** start of INFORMATION GIVEN **
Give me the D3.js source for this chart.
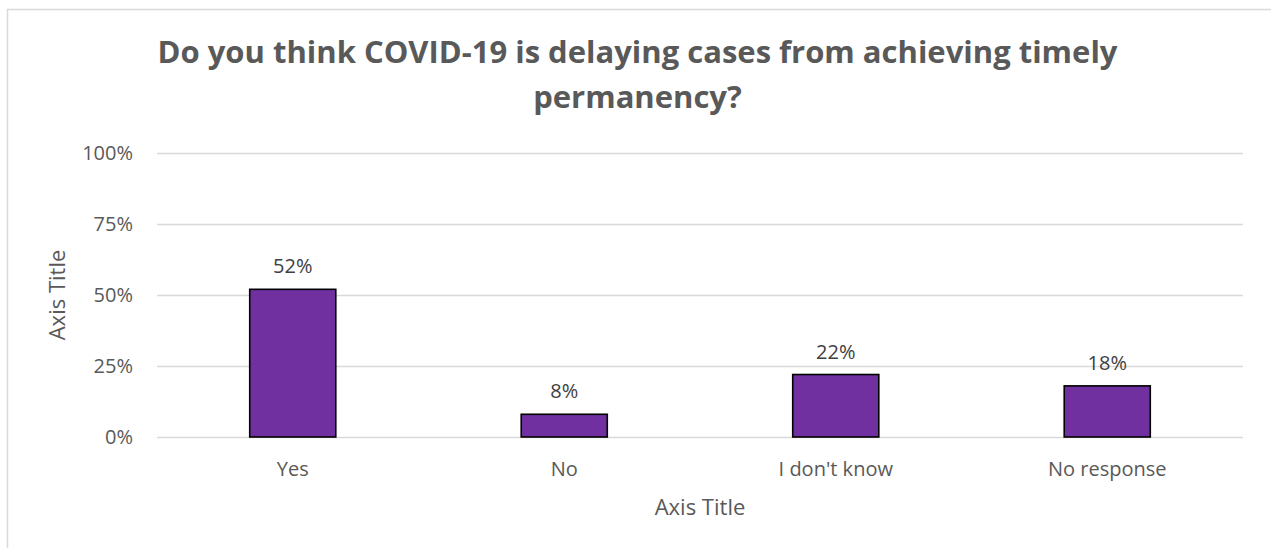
<!DOCTYPE html>
<html>
<head>
<meta charset="utf-8">
<script src="https://cdn.jsdelivr.net/npm/d3@7"></script>
<style>
  html, body { margin: 0; padding: 0; background: #fff; }
  svg { display: block; }
  text { font-family: "Open Sans", "Noto Sans", sans-serif; }
</style>
</head>
<body>
<svg id="chart" width="1271" height="548"></svg>
<script>
// Survey responses
const categories = ["Yes", "No", "I don't know", "No response"];
const shares = [0.52, 0.08, 0.22, 0.18];
const yTicks = [0, 0.25, 0.5, 0.75, 1];
const titleLines = ["Do you think COVID-19 is delaying cases from achieving timely", "permanency?"];
const xAxisTitle = "Axis Title";
const yAxisTitle = "Axis Title";

const W = 1271, H = 548;
const plot = { left: 157, right: 1243, top: 153, bottom: 437 };

const svg = d3.select("#chart");

// chart area frame
svg.append("rect")
  .attr("x", 7.5).attr("y", 9.5)
  .attr("width", W + 20).attr("height", H + 20)
  .attr("fill", "#fff")
  .attr("stroke", "#d9d9d9")
  .attr("stroke-width", 1.5);

const x = d3.scaleBand()
  .domain(categories)
  .range([plot.left, plot.right])
  .paddingInner(0.683)
  .paddingOuter(0.3415);

const y = d3.scaleLinear()
  .domain([0, 1])
  .range([plot.bottom, plot.top]);

// gridlines + percent tick labels
const yAxis = d3.axisLeft(y)
  .tickValues(yTicks)
  .tickFormat(d3.format(".0%"))
  .tickSize(-(plot.right - plot.left))
  .tickPadding(24);

const gy = svg.append("g")
  .attr("transform", `translate(${plot.left},0)`)
  .call(yAxis);
gy.select(".domain").remove();
gy.selectAll(".tick line").attr("stroke", "#d9d9d9").attr("stroke-width", 1.3);
gy.selectAll(".tick text")
  .attr("fill", "#595959")
  .style("font-size", "20px");

// category axis labels
const xAxis = d3.axisBottom(x).tickSize(0).tickPadding(25);
const gx = svg.append("g")
  .attr("transform", `translate(0,${plot.bottom})`)
  .call(xAxis);
gx.select(".domain").remove();
gx.selectAll(".tick text")
  .attr("fill", "#595959")
  .style("font-size", "20px");

// bars
svg.append("g").selectAll("rect")
  .data(categories)
  .join("rect")
  .attr("x", d => x(d))
  .attr("y", (d, i) => y(shares[i]))
  .attr("width", x.bandwidth())
  .attr("height", (d, i) => y(0) - y(shares[i]))
  .attr("fill", "#7030a0")
  .attr("stroke", "#000")
  .attr("stroke-width", 1.6);

// value labels
svg.append("g").selectAll("text")
  .data(categories)
  .join("text")
  .attr("x", d => x(d) + x.bandwidth() / 2)
  .attr("y", (d, i) => y(shares[i]) - 16)
  .attr("text-anchor", "middle")
  .attr("fill", "#404040")
  .style("font-size", "20px")
  .text((d, i) => d3.format(".0%")(shares[i]));

// title
svg.append("text")
  .attr("x", 637.5)
  .attr("text-anchor", "middle")
  .attr("fill", "#595959")
  .style("font-size", "31px")
  .style("font-weight", "bold")
  .selectAll("tspan")
  .data(titleLines)
  .join("tspan")
  .attr("x", 637.5)
  .attr("y", (d, i) => 63 + i * 45)
  .text(d => d);

// axis titles
svg.append("text")
  .attr("x", (plot.left + plot.right) / 2)
  .attr("y", 515)
  .attr("text-anchor", "middle")
  .attr("fill", "#595959")
  .style("font-size", "22px")
  .text(xAxisTitle);

svg.append("text")
  .attr("transform", `translate(65,${(plot.top + plot.bottom) / 2}) rotate(-90)`)
  .attr("text-anchor", "middle")
  .attr("fill", "#595959")
  .style("font-size", "22px")
  .text(yAxisTitle);
</script>
</body>
</html>
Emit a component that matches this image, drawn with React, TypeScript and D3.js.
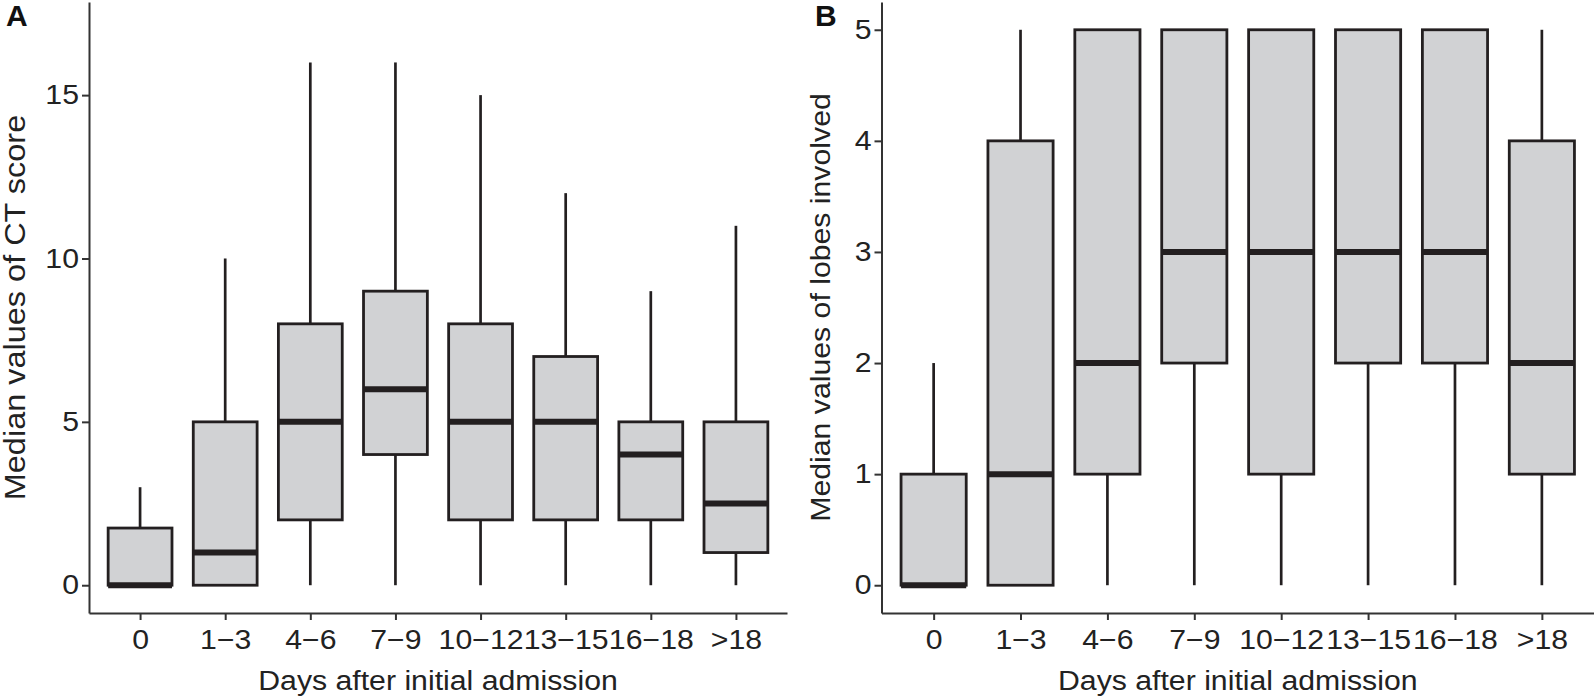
import React, { useEffect, useRef } from "react";
import * as d3 from "d3";

// day groups after admission
const categories = ["0", "1\u22123", "4\u22126", "7\u22129", "10\u221212", "13\u221215", "16\u221218", ">18"];

// panel A: CT score
const ctLow = [0, 0, 0, 0, 0, 0, 0, 0];
const ctQ1 = [0, 0, 2, 4, 2, 2, 2, 1];
const ctMedian = [0, 1, 5, 6, 5, 5, 4, 2.5];
const ctQ3 = [1.75, 5, 8, 9, 8, 7, 5, 5];
const ctHigh = [3, 10, 16, 16, 15, 12, 9, 11];
const ctTicks = [0, 5, 10, 15];

// panel B: lobes involved
const lobeLow = [0, 0, 0, 0, 0, 0, 0, 0];
const lobeQ1 = [0, 0, 1, 2, 1, 2, 2, 1];
const lobeMedian = [0, 1, 2, 3, 3, 3, 3, 2];
const lobeQ3 = [1, 4, 5, 5, 5, 5, 5, 4];
const lobeHigh = [2, 5, 5, 5, 5, 5, 5, 5];
const lobeTicks = [0, 1, 2, 3, 4, 5];

const FONT = "'Liberation Sans', Arial, Helvetica, sans-serif";
const INK = "#231f20";
const FILL = "#d1d2d4";
const FS = 27;

interface PanelProps {
  label: string;
  labelX: number;
  left: number;
  right: number;
  yDomain: [number, number];
  ticks: number[];
  low: number[];
  q1: number[];
  median: number[];
  q3: number[];
  high: number[];
  yTitle: string;
  yTitleX: number;
  yTitleSize: number;
  stretch: number; // the panels were resized unevenly, so text runs wide
}

const TOP = 2;
const BOTTOM = 613;

const Panel: React.FC<PanelProps> = (p) => {
  const xRef = useRef<SVGGElement | null>(null);
  const yRef = useRef<SVGGElement | null>(null);

  const x = d3.scalePoint<string>().domain(categories).range([p.left, p.right]).padding(0.6);
  const y = d3.scaleLinear().domain(p.yDomain).range([BOTTOM, TOP]);
  const boxW = x.step() * 0.75;
  const s = p.stretch;

  useEffect(() => {
    const xAxis = d3.axisBottom(x).tickSize(7).tickSizeOuter(0).tickPadding(10);
    const yAxis = d3.axisLeft(y).tickValues(p.ticks).tickSize(7).tickSizeOuter(0).tickPadding(3).tickFormat(d3.format("d"));

    const gx = d3.select(xRef.current);
    gx.selectAll("*").remove();
    gx.call(xAxis);
    const gy = d3.select(yRef.current);
    gy.selectAll("*").remove();
    gy.call(yAxis);

    [gx, gy].forEach((g) => {
      g.attr("font-family", FONT).attr("font-size", FS);
      g.select(".domain").attr("stroke", "#333").attr("stroke-width", 2);
      g.selectAll(".tick line").attr("stroke", "#333").attr("stroke-width", 2);
      g.selectAll(".tick text").attr("fill", "#222");
    });
    gx.selectAll(".tick text").attr("transform", `scale(${s},1)`);
    gy.selectAll(".tick text").attr("x", 0).attr("transform", `translate(-10,0) scale(${s},1)`);
  }, [p]);

  const cx = (i: number) => x(categories[i])!;
  const midX = (p.left + p.right) / 2;
  const midY = (TOP + BOTTOM) / 2;

  return (
    <g>
      {categories.map((c, i) => (
        <g key={c}>
          <line x1={cx(i)} x2={cx(i)} y1={y(p.q3[i])} y2={y(p.high[i])} stroke={INK} strokeWidth={2.7} />
          <line x1={cx(i)} x2={cx(i)} y1={y(p.q1[i])} y2={y(p.low[i])} stroke={INK} strokeWidth={2.7} />
          <rect
            x={cx(i) - boxW / 2}
            width={boxW}
            y={y(p.q3[i])}
            height={y(p.q1[i]) - y(p.q3[i])}
            fill={FILL}
            stroke={INK}
            strokeWidth={2.8}
          />
          <line
            x1={cx(i) - boxW / 2}
            x2={cx(i) + boxW / 2}
            y1={y(p.median[i])}
            y2={y(p.median[i])}
            stroke={INK}
            strokeWidth={6}
          />
        </g>
      ))}
      <g ref={xRef} transform={`translate(0,${BOTTOM})`} />
      <g ref={yRef} transform={`translate(${p.left},0)`} />
      <text
        transform={`translate(${midX},690) scale(${s},1)`}
        textAnchor="middle"
        fontFamily={FONT}
        fontSize={FS}
        fill="#222"
      >
        Days after initial admission
      </text>
      <text
        transform={`translate(${p.yTitleX},${midY}) rotate(-90) scale(${s},1)`}
        textAnchor="middle"
        fontFamily={FONT}
        fontSize={p.yTitleSize}
        fill="#222"
      >
        {p.yTitle}
      </text>
      <text x={p.labelX} y={26} fontFamily={FONT} fontSize={30} fontWeight="bold" fill="#111">
        {p.label}
      </text>
    </g>
  );
};

export default function App() {
  return (
    <svg width={1594} height={698} style={{ position: "absolute", left: 0, top: 0, background: "#fff" }}>
      <rect width={1594} height={698} fill="#fff" />
      <Panel
        label="A"
        labelX={6}
        left={89}
        right={787}
        yDomain={[-0.85, 17.85]}
        ticks={ctTicks}
        low={ctLow}
        q1={ctQ1}
        median={ctMedian}
        q3={ctQ3}
        high={ctHigh}
        yTitle="Median values of CT score"
        yTitleX={25}
        yTitleSize={29}
        stretch={1.12}
      />
      <Panel
        label="B"
        labelX={815}
        left={881.5}
        right={1594}
        yDomain={[-0.25, 5.25]}
        ticks={lobeTicks}
        low={lobeLow}
        q1={lobeQ1}
        median={lobeMedian}
        q3={lobeQ3}
        high={lobeHigh}
        yTitle="Median values of lobes involved"
        yTitleX={830}
        yTitleSize={27}
        stretch={1.12}
      />
    </svg>
  );
}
** end of INFORMATION GIVEN **
§ INSTRUCTIONS FOR THE TASK
Using the data above, extract exactly the lines from the one containing "Emit a component" through the one containing "import * as". Pictures are left out.

§ FINAL RESULT
Emit a component that matches this image, drawn with React, TypeScript and D3.js.
import React, { useEffect, useRef } from "react";
import * as d3 from "d3";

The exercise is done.